Transcribe the full listing exactly, and drop every picture.

● **GIVEN RECORDS**:
============

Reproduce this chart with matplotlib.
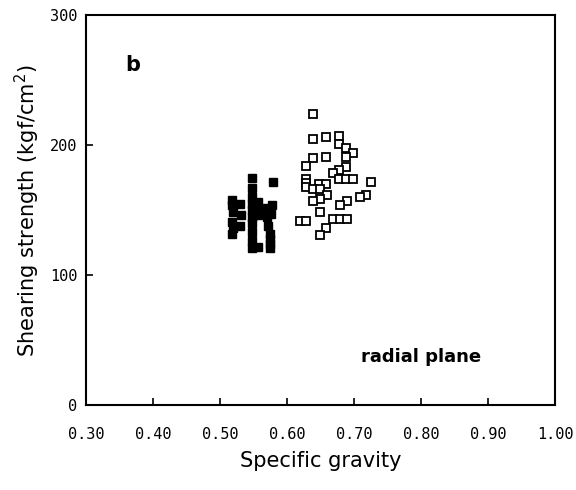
import matplotlib
matplotlib.use("Agg")
import matplotlib.pyplot as plt

# open squares (one group)
open_sg = [0.639, 0.639, 0.658, 0.678, 0.678, 0.688, 0.698, 0.688, 0.639, 0.658,
           0.628, 0.688, 0.678, 0.668, 0.678, 0.688, 0.698, 0.725, 0.628, 0.628,
           0.628, 0.648, 0.658, 0.639, 0.649, 0.659, 0.649, 0.639, 0.718, 0.709,
           0.689, 0.679, 0.649, 0.619, 0.628, 0.669, 0.679, 0.689, 0.658, 0.649]
open_ss = [224, 205, 206, 207, 201, 198, 194, 191, 190, 191,
           184, 183, 181, 179, 174, 174, 174, 172, 174, 171,
           168, 170, 170, 166, 166, 162, 159, 157, 162, 160,
           157, 154, 149, 142, 142, 143, 143, 143, 136, 131]

# filled squares
filled_sg = [0.518, 0.518, 0.520, 0.518, 0.520, 0.518,
             0.530, 0.532, 0.530,
             0.548, 0.548, 0.548, 0.548, 0.548, 0.548, 0.548, 0.548, 0.548, 0.548,
             0.556, 0.556, 0.556, 0.556,
             0.566, 0.568, 0.570, 0.572, 0.574, 0.574, 0.574, 0.574,
             0.579, 0.578, 0.576]
filled_ss = [158, 154, 149, 141, 136, 132,
             155, 146, 138,
             175, 167, 160, 155, 150, 145, 140, 133, 126, 121,
             156, 150, 146, 122,
             152, 148, 145, 138, 132, 128, 124, 121,
             172, 154, 147]

xticks = [0.30, 0.40, 0.50, 0.60, 0.70, 0.80, 0.90, 1.00]
yticks = [0, 100, 200, 300]

fig = plt.figure(figsize=(5.76, 4.90), dpi=100)
ax = fig.add_axes([0.149, 0.173, 0.815, 0.796])

ax.plot(open_sg, open_ss, 's', ms=5.5, mfc='white', mec='black', mew=1.3)
ax.plot(filled_sg, filled_ss, 's', ms=5.5, mfc='black', mec='black', mew=1.0)

ax.set_xlim(0.30, 1.00)
ax.set_ylim(0, 300)
ax.set_xticks(xticks)
ax.set_yticks(yticks)
ax.set_xticklabels(['%.2f' % v for v in xticks], family='DejaVu Sans Mono', fontsize=11)
ax.set_yticklabels([str(v) for v in yticks], family='DejaVu Sans Mono', fontsize=11)
ax.tick_params(direction='in', length=5, width=1.2)
ax.tick_params(axis='x', pad=16)
ax.tick_params(axis='y', pad=6)
for s in ax.spines.values():
    s.set_linewidth(1.5)

ax.set_xlabel('Specific gravity', fontsize=15, labelpad=6)
ax.set_ylabel('Shearing strength (kgf/cm$^2$)', fontsize=15, labelpad=6)

ax.text(0.37, 262, 'b', fontsize=15, fontweight='bold', ha='center', va='center')
ax.text(0.80, 37, 'radial plane', fontsize=13, fontweight='bold', ha='center', va='center')

fig.savefig('out.png', dpi=100)
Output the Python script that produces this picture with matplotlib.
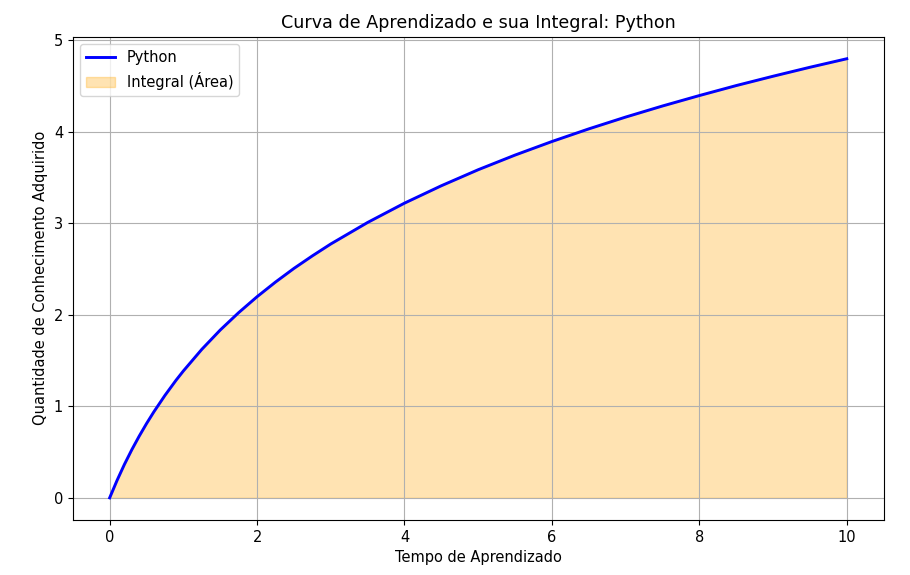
import matplotlib
matplotlib.use("Agg")
import matplotlib.pyplot as plt

# values (denser where it bends most)
tempo = [0, 0.1, 0.2, 0.3, 0.4, 0.5, 0.6, 0.75, 0.9, 1, 1.25, 1.5, 1.75, 2,
         2.25, 2.5, 2.75, 3, 3.5, 4, 4.5, 5, 5.5, 6, 6.5, 7, 7.5, 8, 8.5, 9,
         9.5, 10]
conhecimento = [0, 0.19, 0.365, 0.525, 0.673, 0.811, 0.94, 1.119, 1.284, 1.386,
                1.622, 1.833, 2.023, 2.197, 2.357, 2.506, 2.643, 2.773, 3.008,
                3.219, 3.409, 3.584, 3.744, 3.892, 4.03, 4.159, 4.28, 4.394,
                4.503, 4.605, 4.703, 4.796]

x_ticks = [0, 2, 4, 6, 8, 10]
y_ticks = [0, 1, 2, 3, 4, 5]

plt.rcParams['font.size'] = 10.5

fig, ax = plt.subplots(figsize=(9.1, 5.75), dpi=100)
fig.subplots_adjust(left=0.080, right=0.971, top=0.936, bottom=0.096)

ax.plot(tempo, conhecimento, color='blue', linewidth=2.1, label='Python')
ax.fill_between(tempo, conhecimento, color='orange', alpha=0.3, label='Integral (Área)')

ax.set_xticks(x_ticks)
ax.set_yticks(y_ticks)
ax.set_title('Curva de Aprendizado e sua Integral: Python')
ax.set_xlabel('Tempo de Aprendizado')
ax.set_ylabel('Quantidade de Conhecimento Adquirido')
ax.grid(True)
ax.legend(loc='upper left')

fig.savefig('out.png', dpi=100)
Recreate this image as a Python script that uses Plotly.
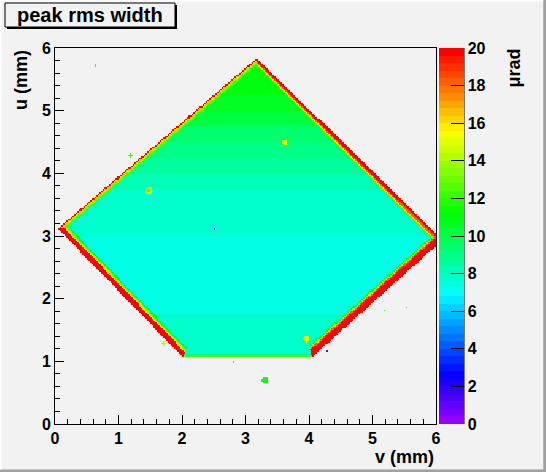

============

● **TASK SOLUTION**:
Reproduce this chart with matplotlib.
import matplotlib
matplotlib.use("Agg")
import matplotlib.pyplot as plt

# open squares (one group)
open_sg = [0.639, 0.639, 0.658, 0.678, 0.678, 0.688, 0.698, 0.688, 0.639, 0.658,
           0.628, 0.688, 0.678, 0.668, 0.678, 0.688, 0.698, 0.725, 0.628, 0.628,
           0.628, 0.648, 0.658, 0.639, 0.649, 0.659, 0.649, 0.639, 0.718, 0.709,
           0.689, 0.679, 0.649, 0.619, 0.628, 0.669, 0.679, 0.689, 0.658, 0.649]
open_ss = [224, 205, 206, 207, 201, 198, 194, 191, 190, 191,
           184, 183, 181, 179, 174, 174, 174, 172, 174, 171,
           168, 170, 170, 166, 166, 162, 159, 157, 162, 160,
           157, 154, 149, 142, 142, 143, 143, 143, 136, 131]

# filled squares
filled_sg = [0.518, 0.518, 0.520, 0.518, 0.520, 0.518,
             0.530, 0.532, 0.530,
             0.548, 0.548, 0.548, 0.548, 0.548, 0.548, 0.548, 0.548, 0.548, 0.548,
             0.556, 0.556, 0.556, 0.556,
             0.566, 0.568, 0.570, 0.572, 0.574, 0.574, 0.574, 0.574,
             0.579, 0.578, 0.576]
filled_ss = [158, 154, 149, 141, 136, 132,
             155, 146, 138,
             175, 167, 160, 155, 150, 145, 140, 133, 126, 121,
             156, 150, 146, 122,
             152, 148, 145, 138, 132, 128, 124, 121,
             172, 154, 147]

xticks = [0.30, 0.40, 0.50, 0.60, 0.70, 0.80, 0.90, 1.00]
yticks = [0, 100, 200, 300]

fig = plt.figure(figsize=(5.76, 4.90), dpi=100)
ax = fig.add_axes([0.149, 0.173, 0.815, 0.796])

ax.plot(open_sg, open_ss, 's', ms=5.5, mfc='white', mec='black', mew=1.3)
ax.plot(filled_sg, filled_ss, 's', ms=5.5, mfc='black', mec='black', mew=1.0)

ax.set_xlim(0.30, 1.00)
ax.set_ylim(0, 300)
ax.set_xticks(xticks)
ax.set_yticks(yticks)
ax.set_xticklabels(['%.2f' % v for v in xticks], family='DejaVu Sans Mono', fontsize=11)
ax.set_yticklabels([str(v) for v in yticks], family='DejaVu Sans Mono', fontsize=11)
ax.tick_params(direction='in', length=5, width=1.2)
ax.tick_params(axis='x', pad=16)
ax.tick_params(axis='y', pad=6)
for s in ax.spines.values():
    s.set_linewidth(1.5)

ax.set_xlabel('Specific gravity', fontsize=15, labelpad=6)
ax.set_ylabel('Shearing strength (kgf/cm$^2$)', fontsize=15, labelpad=6)

ax.text(0.37, 262, 'b', fontsize=15, fontweight='bold', ha='center', va='center')
ax.text(0.80, 37, 'radial plane', fontsize=13, fontweight='bold', ha='center', va='center')

fig.savefig('out.png', dpi=100)
Output the Python script that produces this picture with matplotlib.
import matplotlib
matplotlib.use("Agg")
import matplotlib.pyplot as plt

# values (denser where it bends most)
tempo = [0, 0.1, 0.2, 0.3, 0.4, 0.5, 0.6, 0.75, 0.9, 1, 1.25, 1.5, 1.75, 2,
         2.25, 2.5, 2.75, 3, 3.5, 4, 4.5, 5, 5.5, 6, 6.5, 7, 7.5, 8, 8.5, 9,
         9.5, 10]
conhecimento = [0, 0.19, 0.365, 0.525, 0.673, 0.811, 0.94, 1.119, 1.284, 1.386,
                1.622, 1.833, 2.023, 2.197, 2.357, 2.506, 2.643, 2.773, 3.008,
                3.219, 3.409, 3.584, 3.744, 3.892, 4.03, 4.159, 4.28, 4.394,
                4.503, 4.605, 4.703, 4.796]

x_ticks = [0, 2, 4, 6, 8, 10]
y_ticks = [0, 1, 2, 3, 4, 5]

plt.rcParams['font.size'] = 10.5

fig, ax = plt.subplots(figsize=(9.1, 5.75), dpi=100)
fig.subplots_adjust(left=0.080, right=0.971, top=0.936, bottom=0.096)

ax.plot(tempo, conhecimento, color='blue', linewidth=2.1, label='Python')
ax.fill_between(tempo, conhecimento, color='orange', alpha=0.3, label='Integral (Área)')

ax.set_xticks(x_ticks)
ax.set_yticks(y_ticks)
ax.set_title('Curva de Aprendizado e sua Integral: Python')
ax.set_xlabel('Tempo de Aprendizado')
ax.set_ylabel('Quantidade de Conhecimento Adquirido')
ax.grid(True)
ax.legend(loc='upper left')

fig.savefig('out.png', dpi=100)
Recreate this image as a Python script that uses Plotly.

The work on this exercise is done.